**Data extract:**

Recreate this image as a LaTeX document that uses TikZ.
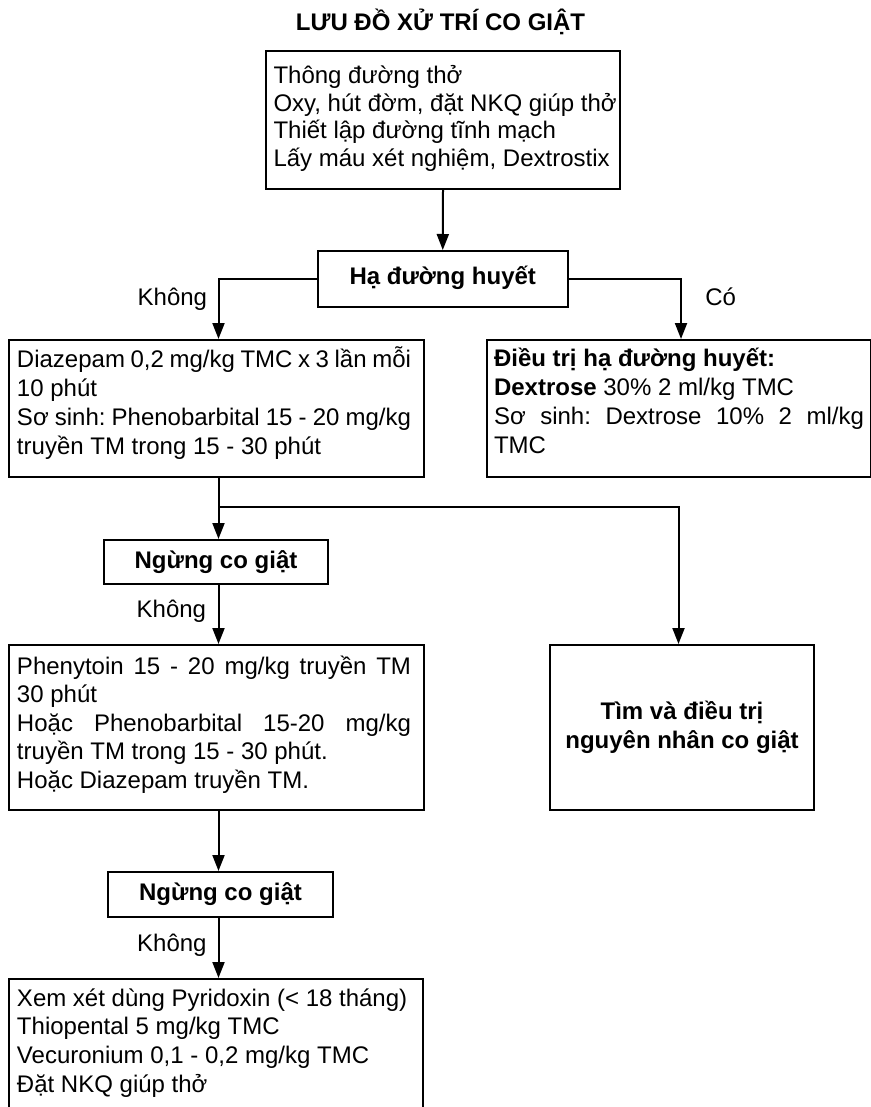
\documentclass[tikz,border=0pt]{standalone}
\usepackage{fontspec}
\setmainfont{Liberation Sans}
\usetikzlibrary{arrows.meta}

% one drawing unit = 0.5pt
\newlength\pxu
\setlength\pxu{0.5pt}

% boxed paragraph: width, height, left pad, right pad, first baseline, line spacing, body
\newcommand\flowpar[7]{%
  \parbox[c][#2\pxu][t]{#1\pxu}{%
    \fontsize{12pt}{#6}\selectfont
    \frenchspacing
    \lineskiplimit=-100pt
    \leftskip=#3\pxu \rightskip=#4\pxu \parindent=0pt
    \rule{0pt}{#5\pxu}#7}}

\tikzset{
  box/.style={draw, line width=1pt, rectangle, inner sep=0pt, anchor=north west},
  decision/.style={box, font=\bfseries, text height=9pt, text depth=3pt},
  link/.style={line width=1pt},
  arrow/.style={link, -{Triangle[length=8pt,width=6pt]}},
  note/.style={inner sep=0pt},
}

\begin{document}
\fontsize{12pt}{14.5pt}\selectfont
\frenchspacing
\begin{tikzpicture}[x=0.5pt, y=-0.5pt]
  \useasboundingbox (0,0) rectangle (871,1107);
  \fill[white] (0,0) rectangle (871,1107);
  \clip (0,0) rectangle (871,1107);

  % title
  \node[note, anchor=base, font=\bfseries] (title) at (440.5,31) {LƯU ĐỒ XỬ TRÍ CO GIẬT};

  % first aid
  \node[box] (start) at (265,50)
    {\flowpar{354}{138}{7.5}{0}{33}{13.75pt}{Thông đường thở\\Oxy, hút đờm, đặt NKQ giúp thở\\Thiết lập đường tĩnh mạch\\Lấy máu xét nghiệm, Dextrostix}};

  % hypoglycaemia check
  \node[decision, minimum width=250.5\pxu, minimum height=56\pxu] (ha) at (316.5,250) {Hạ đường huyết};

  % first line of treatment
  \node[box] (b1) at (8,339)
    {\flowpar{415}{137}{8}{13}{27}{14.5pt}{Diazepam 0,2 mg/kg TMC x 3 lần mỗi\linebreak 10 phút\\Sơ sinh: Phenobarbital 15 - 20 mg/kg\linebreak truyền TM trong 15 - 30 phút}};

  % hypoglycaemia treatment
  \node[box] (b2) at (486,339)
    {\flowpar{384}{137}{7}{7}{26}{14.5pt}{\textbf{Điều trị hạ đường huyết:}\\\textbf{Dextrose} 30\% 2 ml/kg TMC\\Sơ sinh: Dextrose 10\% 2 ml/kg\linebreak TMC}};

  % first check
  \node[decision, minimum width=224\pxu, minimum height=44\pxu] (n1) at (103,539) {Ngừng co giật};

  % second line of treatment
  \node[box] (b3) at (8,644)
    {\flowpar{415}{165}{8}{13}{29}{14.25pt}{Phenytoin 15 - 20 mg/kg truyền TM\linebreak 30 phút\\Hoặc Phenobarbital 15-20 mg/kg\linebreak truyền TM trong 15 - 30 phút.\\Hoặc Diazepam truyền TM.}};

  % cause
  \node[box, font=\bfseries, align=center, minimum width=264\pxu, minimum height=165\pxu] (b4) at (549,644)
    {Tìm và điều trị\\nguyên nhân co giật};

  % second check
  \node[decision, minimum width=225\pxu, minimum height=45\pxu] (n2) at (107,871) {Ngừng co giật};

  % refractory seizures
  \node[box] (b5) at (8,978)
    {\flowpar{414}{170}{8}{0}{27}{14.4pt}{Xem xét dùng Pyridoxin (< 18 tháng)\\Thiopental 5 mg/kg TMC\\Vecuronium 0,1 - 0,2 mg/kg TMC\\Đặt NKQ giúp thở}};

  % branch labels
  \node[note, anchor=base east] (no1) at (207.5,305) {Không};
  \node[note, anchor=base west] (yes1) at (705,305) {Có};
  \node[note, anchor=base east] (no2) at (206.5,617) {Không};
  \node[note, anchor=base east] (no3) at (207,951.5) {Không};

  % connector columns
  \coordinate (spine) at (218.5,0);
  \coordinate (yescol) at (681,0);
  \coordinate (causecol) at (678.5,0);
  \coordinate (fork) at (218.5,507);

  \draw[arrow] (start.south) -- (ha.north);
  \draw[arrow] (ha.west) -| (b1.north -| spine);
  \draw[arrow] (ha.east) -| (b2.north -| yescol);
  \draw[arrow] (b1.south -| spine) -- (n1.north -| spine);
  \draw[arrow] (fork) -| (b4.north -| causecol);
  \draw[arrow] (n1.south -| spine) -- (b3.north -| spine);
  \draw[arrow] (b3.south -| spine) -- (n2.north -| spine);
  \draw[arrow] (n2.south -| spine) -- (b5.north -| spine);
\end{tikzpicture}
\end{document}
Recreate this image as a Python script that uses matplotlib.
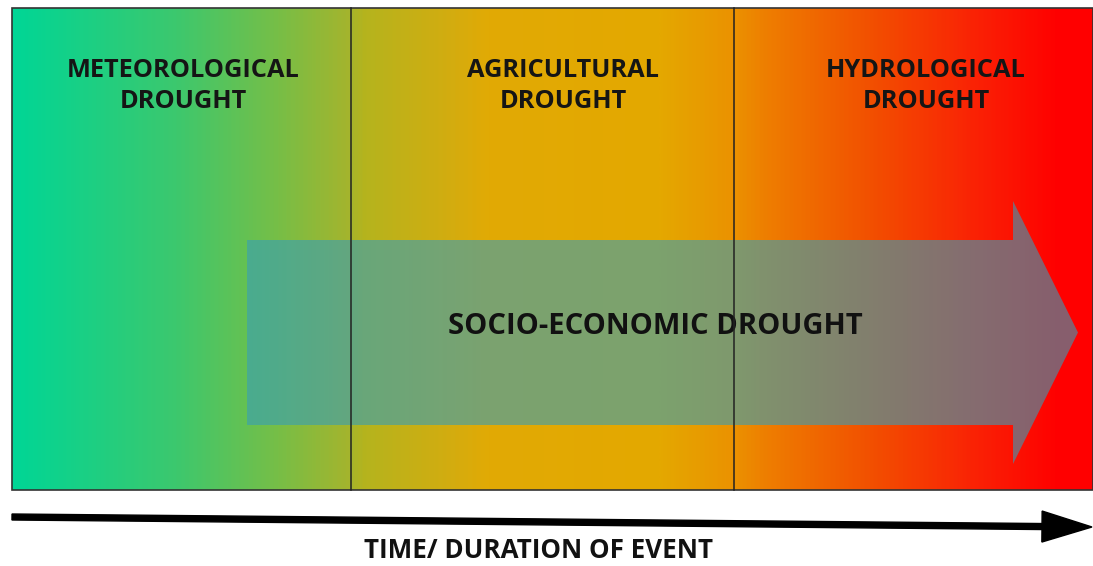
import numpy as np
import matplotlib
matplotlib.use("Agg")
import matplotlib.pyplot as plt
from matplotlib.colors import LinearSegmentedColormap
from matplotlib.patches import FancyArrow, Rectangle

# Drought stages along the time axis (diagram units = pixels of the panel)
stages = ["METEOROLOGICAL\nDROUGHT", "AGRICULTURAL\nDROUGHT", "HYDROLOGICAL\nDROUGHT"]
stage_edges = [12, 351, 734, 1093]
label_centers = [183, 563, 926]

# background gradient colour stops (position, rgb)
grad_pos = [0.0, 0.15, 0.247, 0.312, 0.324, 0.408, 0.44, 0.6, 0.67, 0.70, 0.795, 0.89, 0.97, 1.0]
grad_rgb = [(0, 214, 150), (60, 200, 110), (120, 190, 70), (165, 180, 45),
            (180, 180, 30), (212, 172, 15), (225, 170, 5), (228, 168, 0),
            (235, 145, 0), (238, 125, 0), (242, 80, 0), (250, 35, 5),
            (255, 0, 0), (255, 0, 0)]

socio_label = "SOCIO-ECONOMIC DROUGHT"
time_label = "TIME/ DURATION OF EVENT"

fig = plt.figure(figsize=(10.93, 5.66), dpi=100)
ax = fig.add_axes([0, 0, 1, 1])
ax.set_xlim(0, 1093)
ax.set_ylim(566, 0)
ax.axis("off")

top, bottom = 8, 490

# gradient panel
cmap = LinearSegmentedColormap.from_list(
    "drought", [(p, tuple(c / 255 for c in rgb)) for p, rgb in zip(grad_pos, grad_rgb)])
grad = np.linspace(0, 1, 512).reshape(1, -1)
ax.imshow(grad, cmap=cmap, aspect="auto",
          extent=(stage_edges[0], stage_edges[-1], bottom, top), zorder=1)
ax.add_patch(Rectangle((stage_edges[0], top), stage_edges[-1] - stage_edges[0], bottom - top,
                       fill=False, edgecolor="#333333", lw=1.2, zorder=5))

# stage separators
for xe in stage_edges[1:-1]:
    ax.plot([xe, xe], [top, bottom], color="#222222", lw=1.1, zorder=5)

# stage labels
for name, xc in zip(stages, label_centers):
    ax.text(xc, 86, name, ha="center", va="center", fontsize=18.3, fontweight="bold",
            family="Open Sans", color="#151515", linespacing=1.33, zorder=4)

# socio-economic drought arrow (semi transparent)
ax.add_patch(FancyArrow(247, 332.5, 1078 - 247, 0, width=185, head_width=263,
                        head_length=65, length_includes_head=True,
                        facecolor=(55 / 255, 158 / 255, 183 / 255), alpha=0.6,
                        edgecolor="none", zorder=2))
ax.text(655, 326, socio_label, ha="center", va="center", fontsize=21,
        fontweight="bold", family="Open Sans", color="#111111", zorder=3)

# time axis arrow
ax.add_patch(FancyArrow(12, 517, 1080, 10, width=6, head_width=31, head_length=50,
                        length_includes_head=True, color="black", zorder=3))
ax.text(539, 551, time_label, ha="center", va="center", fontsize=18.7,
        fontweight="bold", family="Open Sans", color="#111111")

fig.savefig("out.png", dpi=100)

**Exercise goal:** Find the lines above holding the word "uses" and show them.

**Completed task:**
Recreate this image as a LaTeX document that uses TikZ.
Recreate this image as a Python script that uses matplotlib.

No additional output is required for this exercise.